Solidarität ist aus der Mode gekommen

Früher galten Solidarität und Hilfe als Tugenden, wer half, handelte ehrenhaft. Heute werden Menschen kriminalisiert und verklagt wenn sie Geflüchteten in Not helfen - was für eine Verschiebung.

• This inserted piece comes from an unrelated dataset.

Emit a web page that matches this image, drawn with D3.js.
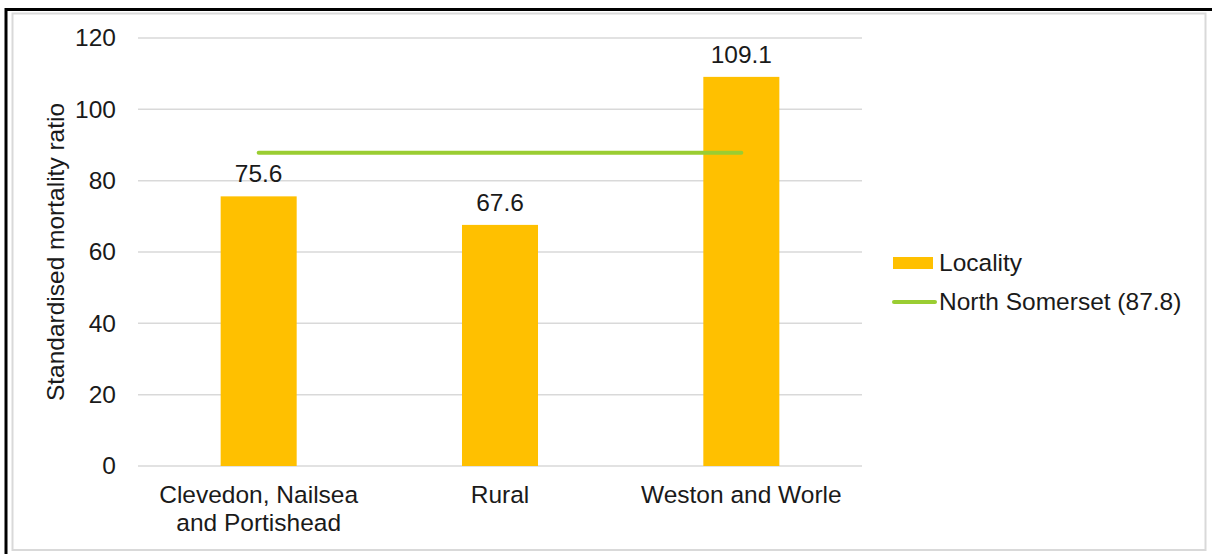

Von Freitag, 24.05.2019, 5:22 Uhr|zuletzt aktualisiert: Dienstag, 28.05.2019, 16:11 Uhr Lesedauer: 3 Minuten  |  

Der Fall Sea-Watch ist nur der letzte Akt einer Tragödie, die sich seit Jahren im Mittelmeer abspielt. Diese Tragödie, die die europäische Öffentlichkeit lange unberührt ließ, hat seit Amtsantritt der neuen italienischen Regierung einen neuen Höhepunkt erreicht und zeichnet sich durch eine unvergleichliche Kriminalisierungs- und Verleumdungskampagne aus. Obwohl die Schmutzkampagne gegenüber Hilfsorganisationen in Italien anfing, belegt eine Studie, dass gegen immer mehr Bürger in ganz Europa wegen Beihilfe zur illegalen Einwanderung ermittelt wird. Solidarität war früher ehrenhaft, löblich, heute ist sie nicht erwünscht. Nicht nur von den Rechten, sondern auch von Protestbewegungen jeder Couleur. Solidarität, könnte man sagen, ist außer Mode gekommen.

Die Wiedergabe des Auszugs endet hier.